The poem Allen handed his young riders last week was inspired by a scare in December, when there was a police alert near the campus. “The blood ran out of my entire body,” Allen recalled, noting that he feared there had been a school shooting. “I feel like all of the kids who ride my bus are kind of my kids. I have a sort of protective feeling for them. And I was so scared.”

When they got the poem, the kids were delighted. Some responded with thank-you notes. One parent, Shelley Estelle, organized a group gift: a custom hoodie with the school’s logo rendered in Muni’s unmistakable font. Her son, incoming seventh grader Zane, crafted a wooden ornament of Allen driving the bus, which Allen keeps on his mantle at home.

“I’ve certainly never seen any bus drivers like him,” Zane said. “It was a very unique experience for everybody.”

Lydia Yu, an incoming seventh grader, made sure to sign a thank-you card. “He was very caring,” she said of Allen. Her mother added, “What he’s doing embodies this notion that all of the city’s children are our children.”

“I was just really touched by the fact that there was another adult out there looking out for our kids in a way that we didn’t even know,” another mother said.

Allen was recognized for his community service Tuesday at a Board of Supervisors meeting. He read his poem at the meeting, a forum in which transit is typically discussed in the context of budget and service cuts.

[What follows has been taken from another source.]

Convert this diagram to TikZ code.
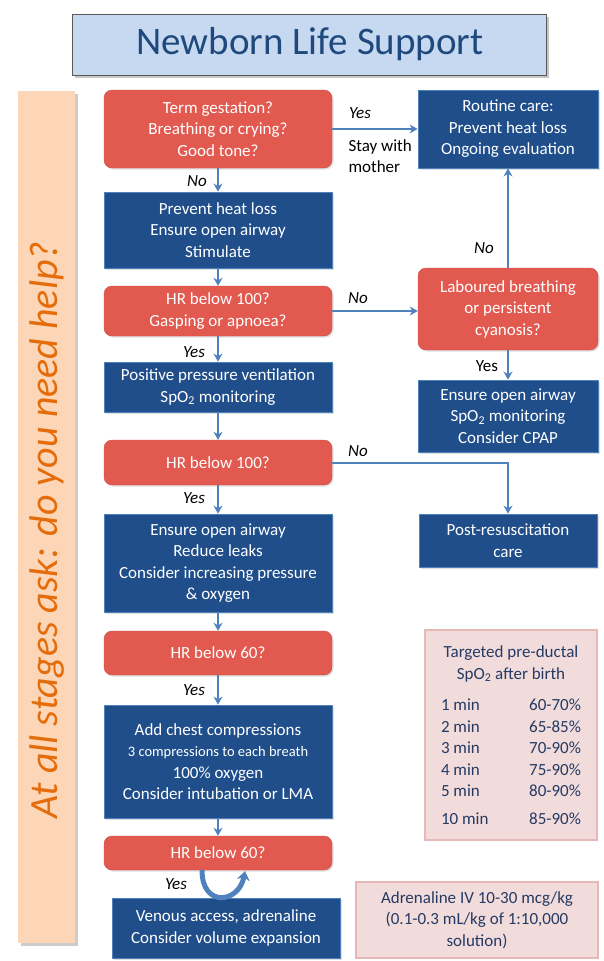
\documentclass[tikz,border=0pt]{standalone}
\usepackage{fontspec}
\setmainfont{Carlito}
\usepackage{xcolor}
\usetikzlibrary{positioning}
\usetikzlibrary{arrows.meta,shadows}

\definecolor{nlsred}{RGB}{226,89,79}
\definecolor{nlsblue}{RGB}{31,78,139}
\definecolor{nlsedge}{RGB}{79,129,189}
\definecolor{nlsnavy}{RGB}{36,58,100}
\definecolor{titlefill}{RGB}{198,217,241}
\definecolor{titletext}{RGB}{31,73,125}
\definecolor{barfill}{RGB}{252,214,182}
\definecolor{bartext}{RGB}{228,108,10}
\definecolor{pinkfill}{RGB}{242,220,219}
\definecolor{pinkedge}{RGB}{230,185,184}

\tikzset{
    bodyfont/.style={font=\fontsize{17}{21.5}\selectfont},
    redbox/.style={bodyfont, fill=nlsred, draw=nlsred!90!black, rounded corners=8pt,
        text=white, align=center, minimum width=228pt, inner sep=2pt,
        drop shadow={opacity=0.25, shadow xshift=1.5pt, shadow yshift=-1.5pt}},
    bluebox/.style={bodyfont, fill=nlsblue, draw=nlsedge, line width=0.8pt,
        text=white, align=center, minimum width=228pt, inner sep=2pt,
        drop shadow={opacity=0.25, shadow xshift=1.5pt, shadow yshift=-1.5pt}},
    pinkbox/.style={bodyfont, fill=pinkfill, draw=pinkedge, line width=1.5pt,
        text=nlsnavy, align=center, inner sep=2pt},
    flow/.style={draw=nlsedge, line width=2pt, -{Stealth[length=8pt,width=9pt]}},
    answer/.style={font=\fontsize{17}{21.5}\selectfont\itshape},
    plain/.style={bodyfont},
}

\begin{document}
\begin{tikzpicture}[x=1pt,y=-1pt]
    \useasboundingbox (0,0) rectangle (603,961);

    % Title and side bar
    \node[fill=titlefill, draw=gray!70!black, line width=0.8pt, minimum width=474pt, minimum height=61pt,
        drop shadow={opacity=0.45, shadow xshift=3pt, shadow yshift=-3pt}] (title) at (309,44.5) {};
    \node[text=titletext, font=\fontsize{39}{42}\selectfont] (titletxt) at (310,44) {Newborn Life Support};
    \node[fill=barfill, minimum width=57pt, minimum height=852pt,
        drop shadow={opacity=0.4, shadow xshift=3pt, shadow yshift=-3pt}] (bar) at (46,517) {};
    \node[rotate=90, text=bartext, font=\fontsize{40}{44}\selectfont\itshape] (help) at (47,530)
        {At all stages ask: do you need help?};

    % Left column
    \node[redbox, minimum height=78pt] (gest) at (218,129)
        {Term gestation?\\Breathing or crying?\\Good tone?};
    \node[bluebox, minimum height=76pt] (warm) at (218,230)
        {Prevent heat loss\\Ensure open airway\\Stimulate};
    \node[redbox, minimum height=50pt] (hrone) at (218,311)
        {HR below 100?\\Gasping or apnoea?};
    \node[bluebox, minimum height=50pt] (ppv) at (218,387)
        {Positive pressure ventilation\\SpO\textsubscript{2} monitoring};
    \node[redbox, minimum height=45pt] (hrtwo) at (218,462.5) {HR below 100?};
    \node[bluebox, minimum height=98pt] (airway) at (218,563)
        {Ensure open airway\\Reduce leaks\\Consider increasing pressure\\\& oxygen};
    \node[redbox, minimum height=44pt] (hrthree) at (218,653) {HR below 60?};
    \node[bluebox, minimum height=113pt] (cpr) at (218,761.5)
        {Add chest compressions\\{\fontsize{14.5}{21}\selectfont 3 compressions to each breath}\\100\% oxygen\\Consider intubation or LMA};
    \node[redbox, minimum height=34pt] (hrfour) at (218,853) {HR below 60?};
    \node[bluebox, minimum height=60pt] (drugs) at (226,928)
        {Venous access, adrenaline\\Consider volume expansion};

    % Right column
    \node[bluebox, minimum width=180pt, minimum height=78pt] (routine) at (508,129)
        {Routine care:\\Prevent heat loss\\Ongoing evaluation};
    \node[redbox, minimum width=180pt, minimum height=82pt] (labour) at (508,309)
        {Laboured breathing\\or persistent\\cyanosis?};
    \node[bluebox, minimum width=180pt, minimum height=72pt] (cpap) at (508,416)
        {Ensure open airway\\SpO\textsubscript{2} monitoring\\Consider CPAP};
    \node[bluebox, minimum width=178pt, minimum height=53pt] (postcare) at (508,540.5)
        {Post-resuscitation\\care};
    \node[pinkbox, minimum width=172pt, minimum height=210pt] (spotable) at (511,735)
        {Targeted pre-ductal\\SpO\textsubscript{2} after birth\\[10pt]
         \makebox[140pt]{1 min\hfill 60-70\%}\\
         \makebox[140pt]{2 min\hfill 65-85\%}\\
         \makebox[140pt]{3 min\hfill 70-90\%}\\
         \makebox[140pt]{4 min\hfill 75-90\%}\\
         \makebox[140pt]{5 min\hfill 80-90\%}\\[6pt]
         \makebox[140pt]{10 min\hfill 85-90\%}};
    \node[pinkbox, minimum width=242pt, minimum height=76pt] (adren) at (477,920)
        {Adrenaline IV 10-30 mcg/kg\\(0.1-0.3 mL/kg of 1:10,000\\solution)};

    % Arrows
    \draw[flow] (gest) -- (warm);
    \draw[flow] (gest) -- (routine);
    \draw[flow] (warm) -- (hrone);
    \draw[flow] (hrone.east) -- (hrone.east -| labour.west);
    \draw[flow] (labour) -- (routine);
    \draw[flow] (labour) -- (cpap);
    \draw[flow] (hrone) -- (ppv);
    \draw[flow] (ppv) -- (hrtwo);
    \draw[flow] (hrtwo.east) -| (postcare.north);
    \draw[flow] (hrtwo) -- (airway);
    \draw[flow] (airway) -- (hrthree);
    \draw[flow] (hrthree) -- (cpr);
    \draw[flow] (cpr) -- (hrfour);
    \draw[draw=nlsedge, line width=5pt, -{Stealth[length=9pt,width=13pt]}]
        ([xshift=-16pt]hrfour.south) .. controls +(0,38) and +(-6,32) .. ([xshift=27pt,yshift=-1pt]hrfour.south);

    % Answers
    \node[answer] (no1) at (197,181) {No};
    \node[answer] (yes1) at (360,113) {Yes};
    \node[plain, align=left, anchor=west] (stay) at (345,156) {Stay with\\mother};
    \node[answer] (no2) at (484,248) {No};
    \node[answer] (no3) at (358,298) {No};
    \node[plain] (yes2) at (487,366) {Yes};
    \node[answer] (yes3) at (194,352) {Yes};
    \node[answer] (no4) at (358,451) {No};
    \node[answer] (yes4) at (194,498) {Yes};
    \node[answer] (yes5) at (194,690) {Yes};
    \node[answer] (yes6) at (176,884) {Yes};
\end{tikzpicture}
\end{document}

Five Muni lines — the 5 Fulton, 21 Hayes, 6 Hayes-Parnassus, 9 San Bruno, and 31 Balboa — will have service cuts starting June 21. Allen was candid about the real cost of shrinking transit. “Public transit uplifts community and holds people together,” he said. “When we cut transit service, it doesn’t actually save money. It actually costs more to cut transit service. But who carries that cost changes.”

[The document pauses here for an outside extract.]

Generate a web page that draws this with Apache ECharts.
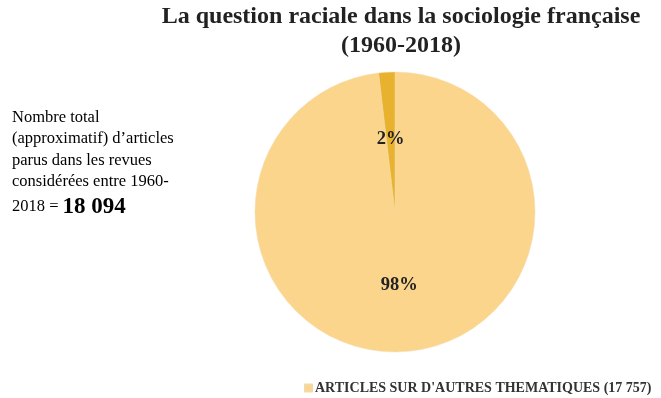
<!DOCTYPE html>
<html>
<head>
<meta charset="utf-8">
<style>
  html, body { margin: 0; padding: 0; background: #fff; }
  #chart { width: 661px; height: 398px; }
</style>
<script src="https://cdn.jsdelivr.net/npm/echarts@6/dist/echarts.min.js"></script>
</head>
<body>
<div id="chart"></div>
<script>
// données
var categories = ["ARTICLES SUR D'AUTRES THEMATIQUES (17 757)", "ARTICLES SUR LA QUESTION RACIALE (337)"];
var values = [17757, 337];
var sliceColors = ['#fcd58c', '#e8b22e'];
var totalLabel = '18 094';

var serif = '"Liberation Serif", "DejaVu Serif", serif';

var myChart = echarts.init(document.getElementById('chart'));

myChart.setOption({
  animation: false,
  title: {
    text: 'La question raciale dans la sociologie française\n(1960-2018)',
    left: 396,
    top: -3,
    textAlign: 'center',
    textStyle: {
      fontFamily: serif,
      fontSize: 24,
      fontWeight: 'bold',
      color: '#222',
      lineHeight: 29
    }
  },
  legend: {
    data: [categories[0]],
    left: 299,
    top: 376,
    icon: 'rect',
    itemWidth: 7,
    itemHeight: 7,
    itemGap: 6,
    selectedMode: false,
    textStyle: {
      fontFamily: serif,
      fontSize: 14,
      fontWeight: 'bold',
      color: '#333',
      padding: [0, 0, 0, -2]
    }
  },
  graphic: [{
    type: 'text',
    left: 12,
    top: 109,
    style: {
      text: '{a|Nombre total}\n{a|(approximatif) d’articles}\n{a|parus dans les revues}\n{a|considérées entre 1960-}\n{a|2018 = }{b|' + totalLabel + '}',
      rich: {
        a: { fontFamily: serif, fontSize: 16.5, color: '#333', lineHeight: 21.5 },
        b: { fontFamily: serif, fontSize: 23, fontWeight: 'bold', color: '#111', lineHeight: 28 }
      }
    }
  }],
  series: [{
    type: 'pie',
    center: [395, 212],
    radius: [0, 140],
    startAngle: 90,
    clockwise: true,
    silent: true,
    label: {
      show: true,
      position: 'inside',
      formatter: function (p) { return Math.round(p.percent) + '%'; },
      fontFamily: serif,
      fontSize: 18.5,
      fontWeight: 'bold',
      color: '#222'
    },
    labelLine: { show: false },
    itemStyle: { borderColor: '#f3d9a8', borderWidth: 0.5 },
    data: categories.map(function (c, i) {
      return { name: c, value: values[i], itemStyle: { color: sliceColors[i] } };
    })
  }]
});
</script>
</body>
</html>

Many students rely on Muni to get to and from school. According to the San Francisco Municipal Transportation Agency’s 2025 Student Travel Tally survey, about a third of sixth graders get to school on transit. Muni is free for anyone 18 and younger.  

“The city isn’t kind to our little guys,” said Lia McLoughlin, another Willie Brown parent. “To see that there’s somebody actively taking care of them, even if it’s just getting them from point A to point B safely … it’s huge.”

To McLoughlin, the most powerful thing that Allen did for his young riders was make them feel seen. “They’re not invisible,” she said. “Somebody sees them for who they are.” 

When the kids gave him their notes and gifts, Allen felt seen, too. “I’m tearing up just talking about it,” he said. “It wasn’t clear to me until that moment if it was a mutual feeling.”